Many people believe that Medicare pays for the cost of long-term care. In fact, Medicare only pays for up to 20 days of nursing home care, and only then for rehabilitative purposes. After that, Medicare may cover part of the cost of up to an additional 100 days, during which the patient has to pay a $152 per day copay—hardly a bargain. A Medicare supplement policy may cover the copay, depending on the plan.
After that, there are generally two sources of payment: a long-term care (LTC) insurance policy, or your own pocket. LTC insurance is great if you actually have it, but the fact is that most don’t. According to the AARP, only about 12% of all of the LTC provided in the U.S is paid for by LTC insurance.
What happens when you run out money? You must look to Medicaid for assistance. Medicaid is designed to provide medical coverage for the very poor, that is, people who have less than $2,000 in assets, and limited monthly income. Importantly, you can’t “give away” assets in order to get below the $2,000 threshold.
A common misconception is that elderly people should transfer the house or other assets to their kids in order to “protect” it from Medicaid or the nursing home. In fact, this is rarely a good idea, and can often have the opposite result.
You see, when an individual applies for Medicaid long-term care benefits, Medicaid will review 60 months (5 years) of their financial records to determine whether the applicant has made any “uncompensated transfers,” or gifts of property. If any are discovered, then a penalty is assessed.
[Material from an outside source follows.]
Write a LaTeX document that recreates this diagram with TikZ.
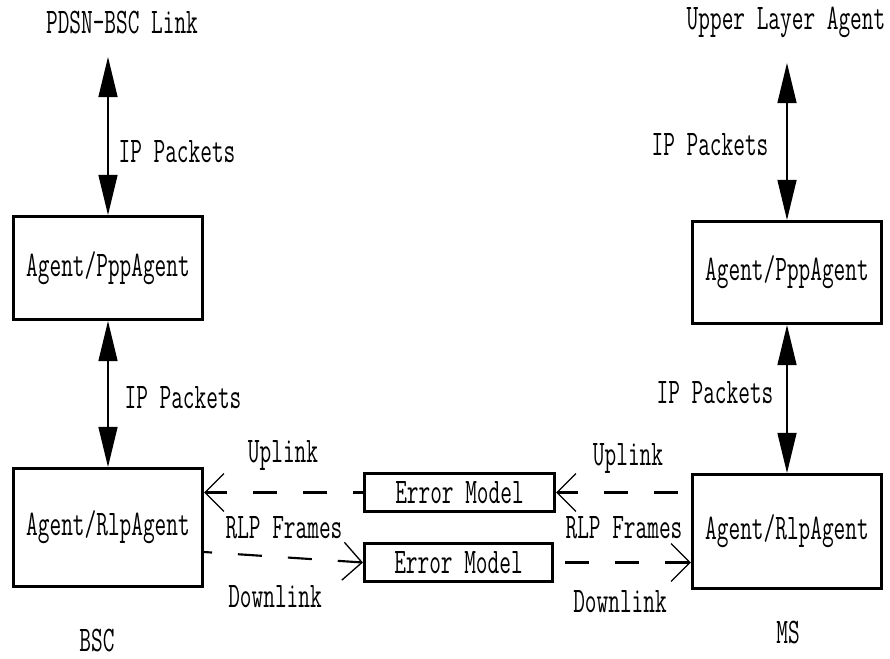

For example, if Mother deeded her house, worth $99,000 to her Daughter in 2012, and then required nursing home care in 2014, Medicaid would review her financial records and see the transfer. The gift of the house would result in the assessment of an 18-month penalty.
This 18-month penalty, during which Mother would not be eligible for Medicaid benefits, would only begin to run after Mother has spent virtually all of her money. The worst part? If she had done nothing at all, Mother would likely have become Medicaid eligible.
Before giving property to the kids, talk with an elder law attorney to be sure you understand the consequences. The stakes are too high not to.